__Description of the task__
Quote from the first line below through the line that contains "from bokeh.resources import INLINE", both included, and leave the pictures out.
——
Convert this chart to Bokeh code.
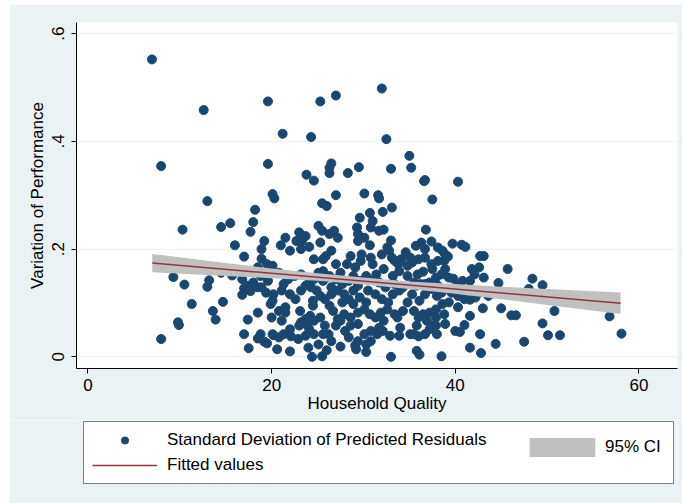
from bokeh.plotting import figure
from bokeh.layouts import column
from bokeh.models import ColumnDataSource, Legend, LegendItem, FixedTicker, Range1d
from bokeh.embed import file_html
from bokeh.resources import INLINE

# Household quality (x) for each unit
quality = [
    6.97,7.97,7.97,12.6,13.0,19.6,25.3,27.0,32.0,21.2,
    24.3,32.5,35.0,35.2,33.0,29.5,19.6,26.5,26.3,26.3,
    23.8,28.3,24.6,36.6,36.7,40.3,20.1,20.3,30.1,31.6,
    31.7,27.0,37.5,25.5,26.0,33.1,32.1,30.7,29.6,31.0,
    18.2,18.0,15.5,14.5,17.7,10.3,16.0,17.0,18.9,9.3,
    10.5,11.3,13.0,13.2,13.6,13.9,14.7,14.5,15.7,9.8,
    9.9,16.8,17.0,17.0,17.4,17.5,18.5,18.8,18.5,19.2,
    19.5,20.0,20.2,20.6,22.0,24.0,24.4,25.5,26.0,27.5,
    29.2,30.3,33.0,35.8,36.1,38.5,41.6,42.8,44.4,47.5,
    50.1,51.4,58.1,56.8,49.5,50.8,46.1,46.6,45.0,48.4,
    49.5,48.0,45.7,44.7,43.1,42.7,43.1,41.8,42.1,42.6,
    41.6,41.6,43.0,42.7,41.6,41.0,40.0,40.5,40.3,39.7,
    40.7,41.1,39.8,40.3,40.8,38.8,38.9,38.0,37.2,36.0,
    36.7,36.8,37.4,38.1,38.6,38.9,39.2,38.8,37.4,37.5,
    38.5,36.5,35.9,35.7,36.3,34.6,35.1,35.3,33.4,33.8,
    33.0,32.2,31.7,30.8,29.3,29.4,30.1,29.4,30.7,32.6,
    32.8,32.0,30.8,29.7,28.6,28.2,27.0,26.5,25.9,25.6,
    26.8,27.2,26.3,25.5,25.1,25.3,23.7,23.0,23.3,24.1,
    22.7,21.5,21.0,22.0,19.2,18.9,19.5,20.1,18.8,18.0,
    17.4,17.7,18.5,19.4,20.2,20.1,21.1,21.3,21.8,22.0,
    22.6,21.5,20.8,21.5,23.1,23.2,23.7,24.3,24.5,24.5,
    24.2,23.7,23.2,23.9,25.3,24.6,25.8,26.2,25.6,24.6,
    23.7,22.9,22.1,21.3,20.8,26.5,25.1,28.0,28.4,29.4,
    30.1,30.8,31.5,32.1,32.9,33.9,34.0,35.1,35.8,36.0,
    36.9,37.4,37.9,38.6,38.0,38.5,37.4,36.7,36.1,35.3,
    34.8,34.3,33.7,33.4,32.6,31.9,31.3,30.7,30.1,29.4,
    28.6,27.9,27.2,26.7,26.3,25.8,26.5,27.2,27.9,28.4,
    27.7,28.9,29.6,30.3,30.5,31.3,32.0,32.7,33.2,33.9,
    34.3,33.4,32.4,31.7,31.2,30.3,29.6,28.9,28.4,27.7,
    27.0,26.3,25.6,25.1,25.6,24.9,25.3,26.5,28.9,29.4,
    33.2,33.9,34.8,35.5,36.2,37.2,38.1,38.9,39.6,40.3,
    41.0,42.2,42.6,43.6,39.3,37.9,37.2,36.5,35.5,35.5,
    36.7,37.9,32.2,31.7,30.8,29.4,28.6,30.3,29.1,27.5,
    27.0,18.9,19.9,21.1,22.0,23.0,24.1,20.1,23.2,24.6,
    26.0,27.5,29.1,29.8,31.0,32.2,31.4,33.1,34.1,34.8,
    36.0,36.7,38.1,38.9,37.9,36.7,35.8,39.3,24.1,22.5,
    23.2,24.6,20.8,19.6,16.8,18.5,
]

# Standard deviation of predicted residuals (y)
variation = [
    0.552,0.354,0.033,0.458,0.289,0.474,0.474,0.485,0.498,0.414,
    0.408,0.404,0.373,0.351,0.349,0.352,0.358,0.359,0.351,0.341,
    0.338,0.341,0.327,0.326,0.328,0.325,0.302,0.294,0.303,0.300,
    0.294,0.300,0.292,0.285,0.280,0.277,0.269,0.267,0.258,0.252,
    0.273,0.250,0.248,0.241,0.232,0.236,0.207,0.186,0.182,0.148,
    0.134,0.098,0.130,0.142,0.085,0.069,0.102,0.156,0.151,0.064,
    0.059,0.115,0.127,0.042,0.069,0.016,0.082,0.042,0.034,0.028,
    0.025,0.073,0.040,0.014,0.010,0.017,0.000,0.001,0.012,0.019,
    0.014,0.009,0.000,0.011,0.004,0.001,0.017,0.007,0.024,0.028,
    0.040,0.040,0.043,0.075,0.062,0.085,0.077,0.077,0.090,0.145,
    0.133,0.126,0.163,0.137,0.187,0.187,0.147,0.163,0.153,0.166,
    0.141,0.106,0.090,0.042,0.076,0.059,0.048,0.046,0.092,0.210,
    0.208,0.204,0.145,0.132,0.141,0.079,0.061,0.042,0.051,0.038,
    0.200,0.236,0.214,0.203,0.197,0.190,0.186,0.178,0.172,0.163,
    0.153,0.158,0.153,0.206,0.212,0.194,0.184,0.175,0.178,0.172,
    0.216,0.236,0.234,0.240,0.240,0.228,0.221,0.215,0.207,0.203,
    0.197,0.190,0.184,0.178,0.187,0.172,0.172,0.197,0.187,0.181,
    0.234,0.221,0.228,0.234,0.243,0.212,0.224,0.231,0.215,0.204,
    0.215,0.221,0.207,0.197,0.215,0.200,0.172,0.169,0.150,0.138,
    0.132,0.122,0.129,0.119,0.116,0.104,0.123,0.135,0.144,0.116,
    0.107,0.092,0.085,0.082,0.085,0.123,0.132,0.129,0.104,0.095,
    0.076,0.070,0.064,0.058,0.073,0.067,0.058,0.042,0.042,0.042,
    0.039,0.033,0.038,0.042,0.036,0.029,0.023,0.048,0.036,0.029,
    0.042,0.029,0.042,0.048,0.039,0.039,0.054,0.042,0.058,0.073,
    0.067,0.058,0.073,0.098,0.113,0.119,0.126,0.116,0.104,0.116,
    0.101,0.085,0.073,0.079,0.088,0.082,0.073,0.079,0.088,0.082,
    0.073,0.079,0.070,0.085,0.095,0.107,0.116,0.123,0.116,0.107,
    0.101,0.098,0.110,0.101,0.123,0.116,0.107,0.101,0.116,0.123,
    0.129,0.135,0.129,0.138,0.144,0.150,0.141,0.150,0.141,0.135,
    0.144,0.150,0.141,0.156,0.159,0.123,0.113,0.129,0.123,0.132,
    0.150,0.159,0.150,0.138,0.135,0.138,0.132,0.126,0.119,0.113,
    0.107,0.110,0.119,0.113,0.101,0.088,0.082,0.079,0.085,0.042,
    0.042,0.058,0.067,0.054,0.048,0.061,0.058,0.023,0.021,0.067,
    0.058,0.129,0.098,0.067,0.051,0.058,0.051,0.042,0.200,0.181,
    0.147,0.156,0.166,0.190,0.172,0.163,0.153,0.184,0.181,0.169,
    0.181,0.184,0.178,0.163,0.147,0.135,0.132,0.147,0.138,0.150,
    0.153,0.144,0.156,0.141,0.144,0.166,
]

# Fitted line and 95% CI
fit_x = [7, 58]
fit_y = [0.174, 0.0995]
ci_x = [7, 15, 20, 25, 30, 35, 40, 45, 50, 58]
ci_lo = [0.157, 0.150, 0.146, 0.141, 0.134, 0.126, 0.117, 0.107, 0.096, 0.0795]
ci_hi = [0.191, 0.174, 0.164, 0.155, 0.147, 0.140, 0.135, 0.130, 0.126, 0.1195]

x_ticks = [0, 20, 40, 60]
y_ticks = [0, 0.2, 0.4, 0.6]
y_tick_labels = ["0", ".2", ".4", ".6"]

n = min(len(quality), len(variation))
src = ColumnDataSource(data=dict(x=quality[:n], y=variation[:n]))

FONT = "Liberation Sans"
BG = "#EAF2F3"
NAVY = "#1A476F"
GREY = "#C0C0C0"
MAROON = "#90353B"

OFF_X, OFF_Y = 9, 4        # white page strip left/top of the graph region
W = 673
H_MAIN = 416
H_LEG = 83

p = figure(width=W, height=H_MAIN, output_backend="svg", toolbar_location=None,
           x_range=Range1d(-1.25, 64.2), y_range=Range1d(-0.0217, 0.6205),
           min_border_left=76 - OFF_X, min_border_right=5,
           min_border_top=22 - OFF_Y,
           min_border_bottom=OFF_Y + H_MAIN - 368)
p.border_fill_color = BG
p.background_fill_color = "white"
p.outline_line_color = None

p.xgrid.grid_line_color = None
p.ygrid.grid_line_color = BG
p.ygrid.grid_line_width = 1.2

p.xaxis.ticker = FixedTicker(ticks=x_ticks)
p.yaxis.ticker = FixedTicker(ticks=y_ticks)
p.yaxis.major_label_overrides = {t: l for t, l in zip(y_ticks, y_tick_labels)}
p.yaxis.major_label_orientation = "vertical"

for ax in (p.xaxis[0], p.yaxis[0]):
    ax.axis_line_color = "black"
    ax.major_tick_line_color = "black"
    ax.major_tick_out = 5
    ax.major_tick_in = 0
    ax.minor_tick_line_color = None
    ax.major_label_text_font = FONT
    ax.major_label_text_font_size = "17px"
    ax.major_label_text_color = "black"
    ax.axis_label_text_font = FONT
    ax.axis_label_text_font_size = "17px"
    ax.axis_label_text_font_style = "normal"
    ax.axis_label_text_color = "black"

p.xaxis.axis_label = "Household Quality"
p.yaxis.axis_label = "Variation of Performance"
p.xaxis.major_label_standoff = 5
p.xaxis.axis_label_standoff = 0
p.yaxis.major_label_standoff = 7
p.yaxis.axis_label_standoff = 3

p.scatter(x="x", y="y", source=src, size=9, fill_color=NAVY, line_color=NAVY)
p.varea(x=ci_x, y1=ci_lo, y2=ci_hi, fill_color=GREY)
p.line(fit_x, fit_y, line_color=MAROON, line_width=1.5)

# Legend strip below the plot. Its key renderers hold the same data but its
# ranges lie far away, so only the legend keys are visible.
lf = figure(width=W, height=H_LEG, output_backend="svg", toolbar_location=None,
            x_range=Range1d(1000, 2000), y_range=Range1d(1000, 2000),
            x_axis_type=None, y_axis_type=None,
            min_border_left=0, min_border_right=0, min_border_top=0,
            min_border_bottom=0)
lf.border_fill_color = BG
lf.background_fill_color = BG
lf.outline_line_color = None
lf.grid.visible = False

k_sc = lf.scatter(x=quality[:n], y=variation[:n], size=9, fill_color=NAVY,
                  line_color=NAVY)
k_ci = lf.varea(x=ci_x, y1=ci_lo, y2=ci_hi, fill_color=GREY)
k_fit = lf.line(x=fit_x, y=fit_y, line_color=MAROON, line_width=1.5)

common = dict(label_height=18, spacing=5, margin=0,
              label_text_font=FONT, label_text_font_size="17px",
              label_text_color="black")

leg_a = Legend(items=[LegendItem(label="Standard Deviation of Predicted Residuals", renderers=[k_sc], index=0),
                      LegendItem(label="Fitted values", renderers=[k_fit], index=0)],
               location=(7, 19), orientation="vertical", label_width=498,
               glyph_width=65, glyph_height=18, label_standoff=10,
               padding=8, border_line_color="black", border_line_width=1,
               background_fill_color="white", background_fill_alpha=1, **common)
leg_b = Legend(items=[LegendItem(label="95% CI", renderers=[k_ci], index=0)],
               location=(445, 44), orientation="vertical", padding=0,
               glyph_width=82, glyph_height=24, label_standoff=2,
               border_line_color=None, background_fill_alpha=0, **common)
lf.add_layout(leg_a)
lf.add_layout(leg_b)

layout = column(p, lf, spacing=0, margin=(OFF_Y, 0, 0, OFF_X))
open("out.html", "w").write(file_html(layout, INLINE))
——
__Result__
Convert this chart to Bokeh code.
from bokeh.plotting import figure
from bokeh.layouts import column
from bokeh.models import ColumnDataSource, Legend, LegendItem, FixedTicker, Range1d
from bokeh.embed import file_html
from bokeh.resources import INLINE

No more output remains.